Zimbabwe was once one of southern Africa’s most vibrant, productive, and resilient countries. However, over the past decade, the nation has faced a series of political and economic crises that have led to the general decline of Zimbabweans’ standard of living and a breakdown in public health, education, and infrastructure.
Zimbabwe has an estimated population of 14.5 million, of whom about 10 million live in rural areas. Life for the average Zimbabwean is increasingly difficult, with 63 percent of all households living in poverty and 16 percent in extreme poverty.
Although reforms since 2009 have helped stabilize the economy, since 2012, formal unemployment levels have increased and industries continue to operate well below capacity. The uncertain political climate and inconsistent and ill-conceived domestic policies restrict foreign and domestic investment needed for economic growth. Over 90 percent of the country’s national budget goes for public sector salaries, leaving scant resources for investment in infrastructure and public services.

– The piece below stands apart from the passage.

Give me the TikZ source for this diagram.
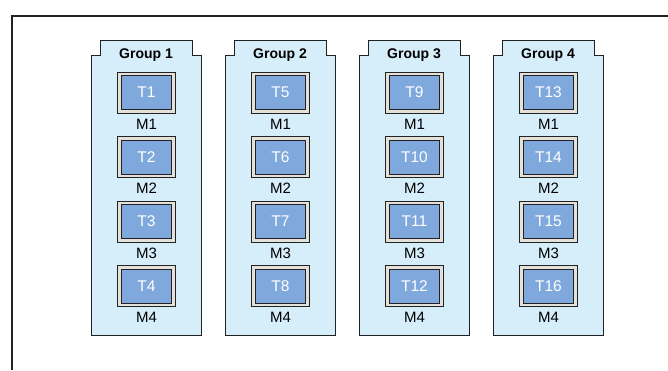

Exacerbating Zimbabwe’s economic woes is the growing impact of climate change. The collapse of the commercial agricultural sector resulted in an over reliance on small scale, rain-fed agriculture. As Zimbabwe’s climate becomes more erratic, farmers have found it harder to produce sufficient yields, greatly contributing to the country’s recurrent food insecurity.
Food insecurity has worsened over the last three years due to the severe El Niño induced drought. As such the Zimbabwe Vulnerability Assessment Committee estimates that 4.1 million (42 percent of the rural population) will be food insecure during the period from January to March 2017.
Zimbabwe’s high mortality and illness rates are a result of an under-resourced health delivery system, which is overstretched by the high burden of HIV, TB, malaria, and maternal and childhood illnesses. More than a decade of worsening economic conditions and rising costs has eroded a once vibrant health system. That said, the health sector has produced notable results such as an HIV prevalence rate that declined from 26 percent in 1999 to a current rate of 14 percent. The number of malaria cases has also decreased from 1.8 million in 2006 to less than 392,000 in 2015 – a dramatic 73 percent reduction.
To ensure that its future is in the hands of Zimbabweans, USAID works with its partners to strengthen health services, increase food security, support economic resilience, and promote democratic governance.